Книжка обрывается (именно обрывается, а не кончается) отрывком “Я пишу это на рассвете. Сейчас лето 71 года”. Словно включается в полутемной комнате допотопный кинопроектор и начинается любительский фильм — пляжные съемки, или свадьба, или вообще непонятно что— просто фрагмент из жизни, попавший по ошибке в вечность. Скорость немного не совпадает, и фигурки мечутся, как чарли чаплины, играя в волейбол, целуясь, поднимая вверх бутылки грузинского вина. А на палубе девушка в белом-белом платье. А кто-то за кадром комментирует происходящее или, скорее всего, говорит что-то свое, не связанное с сюжетом долгой счастливой жизни, от которой остался только черно-белый двойник— шутовской и нелепый.
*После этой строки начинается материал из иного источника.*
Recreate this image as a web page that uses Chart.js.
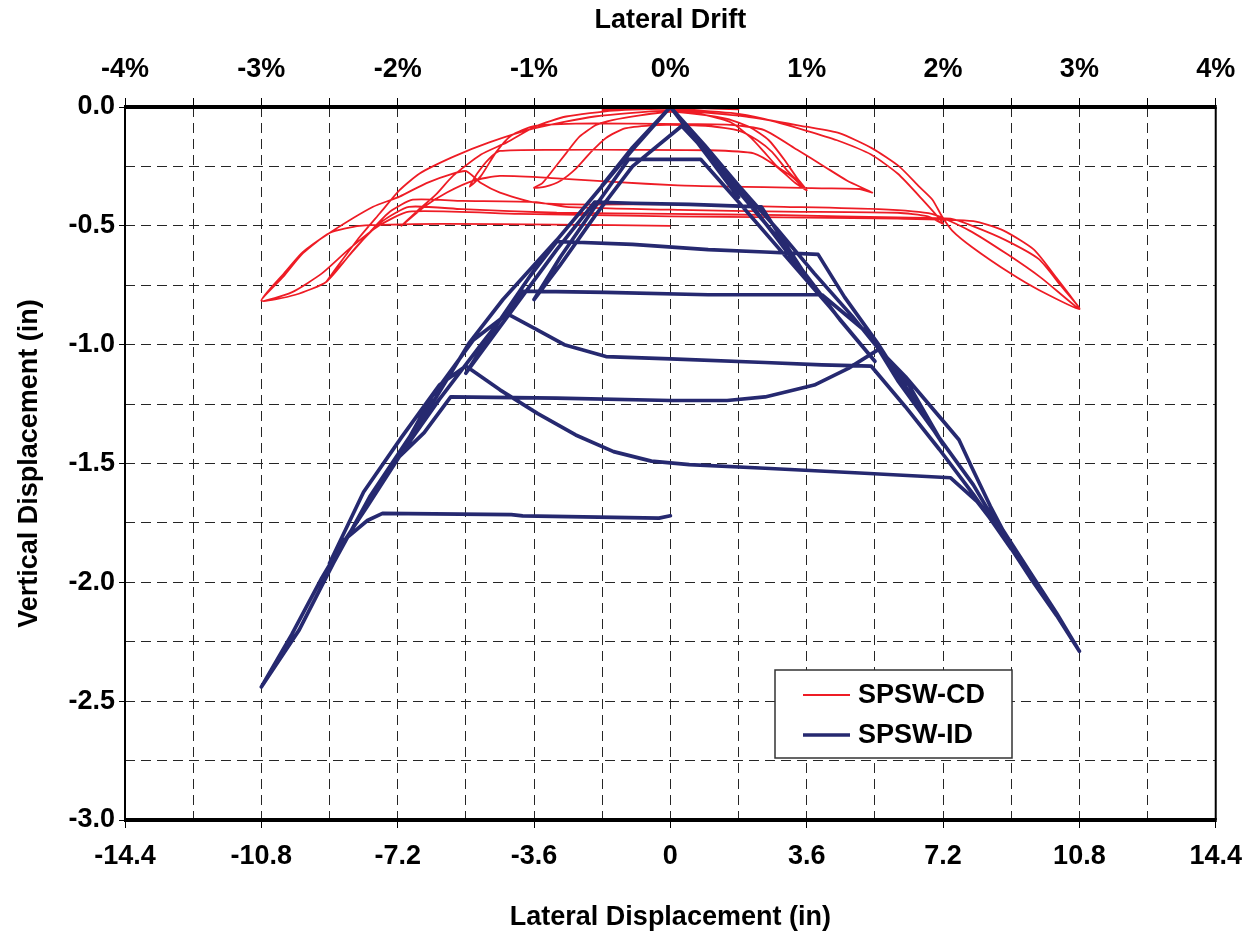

“У меня не было многого, что составляет гения или просто личность, которая как-то устраивает (в конце концов) современников или потомков”.
“В общем, мне, конечно, не повезло. Хотя, что такое — повезло? Этого я тоже не знаю, но в общем-то могу представить. Я не строил свою жизнь по подобию тех, кто мне нравился…”
“Пишу это не в состоянии минуты, а подумав, хотя и верю, что минута — верна как минута. Чего еще ждать? Пусть хоть так”.
Симор держит на руках девочку Сибиллу и рассказывает о рыбке-бананке. На этом месте пленка рвется.